Roteiro raso é algo que não combina com a profundidade que foi a vida de Marie Curie, mas é desta forma que sua cinebiografia Radioactive, obra original da Netflix, se apresenta. Apesar de não dar muitos contornos e ser direto no contexto de quem foi uma das mulheres mais importantes para a história da humanidade, o enredo engessado parece seguir um checklists da vida da personalidade e não deixa espaço para trabalhar a emoção ou mesmo os detalhes minuciosos de sua vida conturbada no machista e misógino Século XIX. Por outro lado, os realizadores têm em mãos uma trama verídica essencial de ser contada e recontada para que jamais caia no esquecimento os feitos espetaculares de uma mulher a frente de seu tempo.
A trama e o elenco
A pressa para abranger diferentes épocas da vida da protagonista faz com que a trama de Radioactive tenha uma energia apressada que, no fim das contas, acaba por não expressar a totalidade que foi Curie, uma física e química polonesa naturalizada francesa que se tornou a primeira mulher a ganhar o Prêmio Nobel, sendo também a primeira pessoa e a única mulher a ganhá-lo duas vezes, além de ser a única pessoa a ser premiada em dois campos científicos diferentes, fato esse que teria funcionado bem melhor caso esse filme fosse uma série de TV com seus 8 capítulos. Mas ok, dentro do apresentado, conhecemos a personagem já adulta e envolvida em suas pesquisas pioneiras sobre radioatividade, até seu envolvimento com o cientista Pierre Curie e o avanço de sua carreira por conta dessa “ajudinha” masculina.
Apesar de ser pano de fundo, questões feministas não recebem o palco que merecem, especialmente nesse tipo de obra cujo contexto necessita do debate, no lugar, os realizadores exploram mais a fundo os dilemas de Curie com o mal uso de seus experimentos para desenvolver bombas atômicas capazes de aniquilar cidades inteiras e plenamente utilizadas pelos Estados Unidos na Segunda Guerra Mundial.

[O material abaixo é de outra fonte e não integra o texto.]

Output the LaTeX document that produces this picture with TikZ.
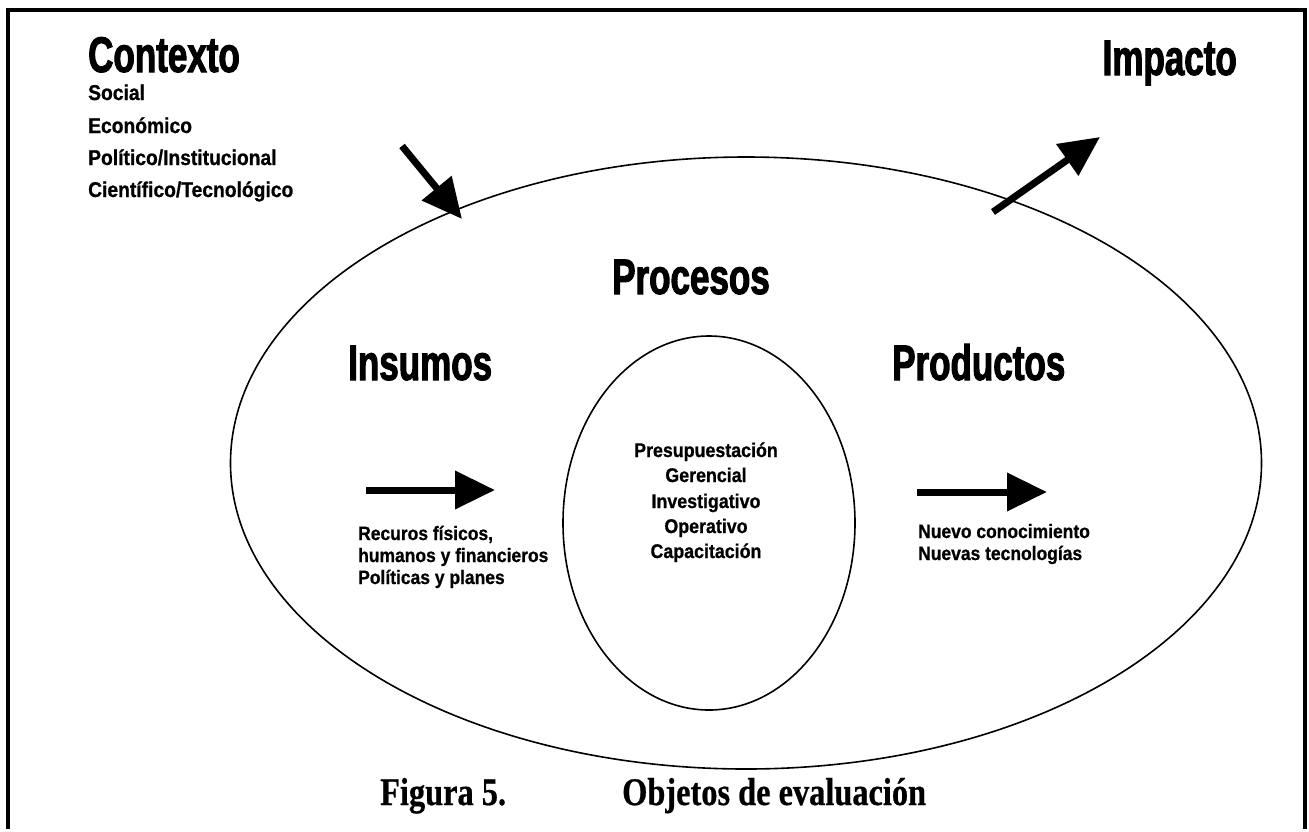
\documentclass[tikz,border=0pt]{standalone}
\usepackage{fontspec}
\usetikzlibrary{arrows.meta,shapes.geometric}
\newfontfamily\headfont{Liberation Sans}[UprightFont={* Bold},FakeStretch=0.7,FakeBold=2]
\newfontfamily\bodyfont{Liberation Sans}[UprightFont={* Bold},FakeStretch=0.9,FakeBold=0.8]
\newfontfamily\capfont{Liberation Serif}[UprightFont={* Bold},FakeStretch=0.83,FakeBold=0.6]
\begin{document}
\begin{tikzpicture}[x=1pt,y=-1pt,
  heading/.style={font=\headfont\fontsize{50}{50}\selectfont, inner sep=0pt},
  listtext/.style={font=\bodyfont\fontsize{21.4}{24}\selectfont, inner sep=0pt, anchor=base west},
  innertext/.style={font=\bodyfont\fontsize{19.4}{22}\selectfont, inner sep=0pt, anchor=base west},
  centertext/.style={font=\bodyfont\fontsize{19.8}{22}\selectfont, inner sep=0pt, anchor=base},
  caption/.style={font=\capfont\fontsize{39}{39}\selectfont, inner sep=0pt, anchor=base west},
  bigarrow/.style={line width=7pt, -{Triangle[length=40pt,width=37pt]}},
  ring/.style={draw, ellipse, line width=1.6pt, inner sep=0pt}]
\useasboundingbox (0,0) rectangle (1309,831);
\fill[white] (0,0) rectangle (1309,831);
% frame
\draw[line width=4pt] (8,829) -- (8,10) -- (1305,10) -- (1305,829);

% the two rings
\node[ring, minimum width=1031pt, minimum height=612pt] (outer) at (746,463) {};
\node[ring, minimum width=292pt, minimum height=374pt] (inner) at (709,523) {};

% headings
\node[heading, anchor=base west] (contexto) at (88,72) {Contexto};
\node[heading, anchor=base east] (impacto) at (1237,75) {Impacto};
\node[heading, anchor=base] (procesos) at (691,294) {Procesos};
\node[heading, anchor=base west] (insumos) at (348,380) {Insumos};
\node[heading, anchor=base west] (productos) at (892,380) {Productos};

% context factors
\node[listtext] (ctx1) at (88,100) {Social};
\node[listtext] (ctx2) at (88,133) {Económico};
\node[listtext] (ctx3) at (88,165) {Político/Institucional};
\node[listtext] (ctx4) at (88,197) {Científico/Tecnológico};

% process list
\node[centertext] (pr1) at (706,457) {Presupuestación};
\node[centertext] (pr2) at (706,482) {Gerencial};
\node[centertext] (pr3) at (706,508) {Investigativo};
\node[centertext] (pr4) at (706,533) {Operativo};
\node[centertext] (pr5) at (706,558) {Capacitación};

% inputs and outputs
\node[innertext] (in1) at (358,540) {Recuros físicos,};
\node[innertext] (in2) at (358,562) {humanos y financieros};
\node[innertext] (in3) at (358,584) {Políticas y planes};
\node[innertext] (out1) at (918,538) {Nuevo conocimiento};
\node[innertext] (out2) at (918,560) {Nuevas tecnologías};

% arrows
\coordinate (ctxA) at (402,146);
\coordinate (ctxB) at (462,219);
\coordinate (impA) at (993,212);
\coordinate (impB) at (1100,137);
\coordinate (insA) at (366,490);
\coordinate (insB) at (495,490);
\coordinate (proA) at (917,492);
\coordinate (proB) at (1047,492);
\draw[bigarrow] (ctxA) -- (ctxB);
\draw[bigarrow] (impA) -- (impB);
\draw[bigarrow] (insA) -- (insB);
\draw[bigarrow] (proA) -- (proB);

% caption
\node[caption] (fig) at (380,805) {Figura 5.};
\node[caption] (titulo) at (622,805) {Objetos de evaluación};
\end{tikzpicture}
\end{document}
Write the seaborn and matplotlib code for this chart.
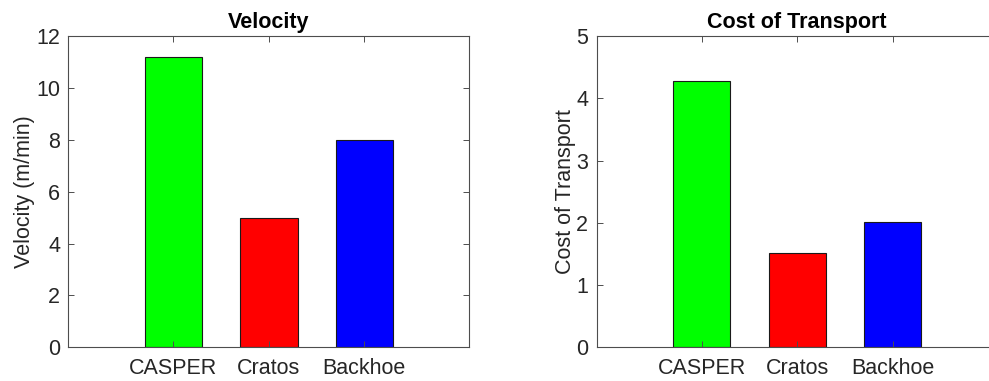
import matplotlib
matplotlib.use("Agg")
import matplotlib.pyplot as plt
import seaborn as sns
import pandas as pd

robots = ["CASPER", "Cratos", "Backhoe"]
velocity = [11.2, 5.0, 8.0]
cost_of_transport = [4.28, 1.52, 2.01]
bar_colors = ["#00ff00", "#ff0000", "#0000ff"]

sns.set_theme(style="white")
plt.rcParams["font.family"] = ["Liberation Sans", "DejaVu Sans"]

axis_gray = "#262626"
spine_gray = "#4d4d4d"

fig = plt.figure(figsize=(9.89, 3.81), dpi=100)
ax1 = fig.add_axes([0.0691, 0.0885, 0.4055, 0.8170])
ax2 = fig.add_axes([0.6033, 0.0885, 0.4055, 0.8170])

panels = [
    (ax1, velocity, "Velocity", "Velocity (m/min)", 12, range(0, 13, 2)),
    (ax2, cost_of_transport, "Cost of Transport", "Cost of Transport", 5, range(0, 6)),
]

for ax, values, title, ylabel, ymax, yticks in panels:
    df = pd.DataFrame({"robot": robots, "value": values})
    sns.barplot(data=df, x="robot", y="value", hue="robot", palette=bar_colors,
                width=0.6, edgecolor="#1a1a1a", linewidth=0.8, legend=False,
                saturation=1, ax=ax)
    ax.set_xlim(-1.1, 3.1)
    ax.set_ylim(0, ymax)
    ax.set_yticks(list(yticks))
    ax.set_title(title, fontsize=15.5, fontweight="bold", color="black", pad=6)
    ax.set_ylabel(ylabel, fontsize=15.5, color=axis_gray, labelpad=0.5)
    ax.set_xlabel("")
    ax.tick_params(axis="both", which="both", direction="in", length=4, width=0.7,
                   top=True, right=True, bottom=True, left=True,
                   labelsize=15.5, colors=spine_gray, labelcolor=axis_gray, pad=6)
    ax.tick_params(axis="x", pad=8)
    ax.set_axisbelow(False)
    for s in ax.spines.values():
        s.set_visible(True)
        s.set_color(spine_gray)
        s.set_linewidth(0.8)

fig.savefig("out.png", dpi=100)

Esse conflito se torna o ponto central do desenvolvimento da trama e move a narrativa para frente, ainda que ignore detalhes cruciais para o envolvimento emocional do público com sua história. Rosamund Pike (Eu Me Importo), entrega uma performance espetacular e comprometida, apesar de pesar a mão no ar sombrio que não condiz tanto com a cientista. Não chega a ser o seu melhor desempenho, mas também não fica muito abaixo dos trabalhos que vem entregando nos últimos anos, especialmente como vilãs megeras.
A direção
A condução da quadrinista Marjane Satrapi é enérgica e sabe dividir espaço entre os personagens e suas relações íntimas, porém, há tropeços ao replicar fórmulas típicas de cinebiografias e previsibilidades que acabam não surpreendendo o público em absolutamente nenhuma manobra que decide tomar. A diretora se perde em sua própria bagunça e não mergulha de verdade no trabalho científico de Marie ou no de seu marido, mas, em vez disso, arranha a superfície enquanto retrata uma estranha história de amor, mas nunca a torna realmente verossímil. Fica essa sensação de que o plano era agradar a todos, mas, no fim, não acerta para lado nenhum.
Conclusão
Apesar de ser uma história poderosa, com Radioactive, o mergulho na vida da extraordinária Marie Curie é bastante raso e falta química para que o filme alcance o nível de importância que foi o legado da cientista para o mundo. O roteiro decepcionante só não é pior por conta da performance apaixonada e fria de Rosamund Pike, no entanto, a cinebiografia apela para a fórmula previsível e se pede em suas próprias ambições.